The EUR/USD pair had a very benign day during the Friday session, suggesting that it is turning right into a little bit of resistance. I had anticipated that the 1.33 level would in fact be resistive, and so far that's what we've seen. If you look at this chart, there is a red downtrend line just above, and this is from the weekly timeframe. In fact, this downtrend line is the top of the descending triangle that has a base at the 1.28 level.

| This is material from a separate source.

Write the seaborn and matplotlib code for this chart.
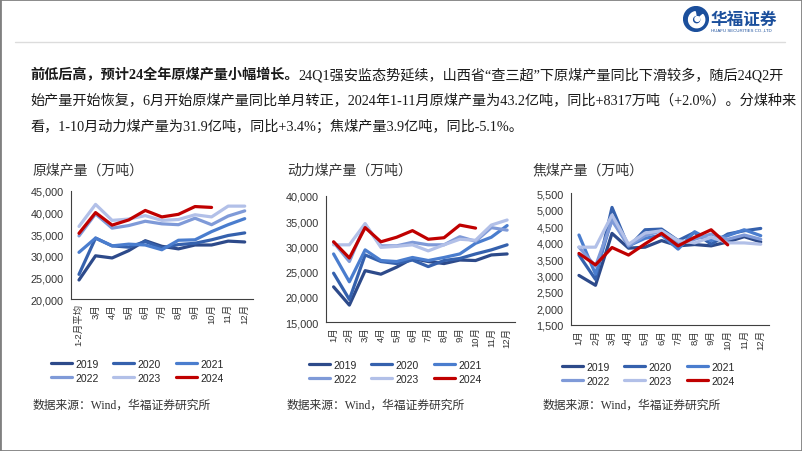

It is because of this descending triangle that I think this pair will run into serious trouble just above. I am not long of this market, but I have not been shorting it yet either. I am looking for a resistive candle in this general vicinity to start selling as I think the risk to reward ratio is absolutely fabulous. That being the case, it isn't until we close on the daily chart well above the weekly downtrend line that I would even consider buying this market. If that happens, that would of course show significant resistance being blown through. At that point time, I would expect the Euro to have "broken out", and probably go much, much higher.


EUR/USD Chart July 29

Watch the Federal Reserve

The Federal Reserve is currently mulling whether or not to taper off of quantitative easing, and as a result the markets are pricing it in and out depending on the latest headline. Right now, it appears that the market is expecting the Federal Reserve to keep the same amount of quantitative easing going forward, but any mention of tapering off should send the value of the US dollar much higher. If that's the case, expect this pair to break down at that point and probably head back down towards the 1.28 handle.


If we somehow get below the 1.28 level, I suspect that we would hit 1.22 before it's all said and done. I do not however believe that that will happen unless the Federal Reserve tapers off of quantitative easing over the course of the next couple of months. In the meantime, expect a lot of back-and-forth jerky action.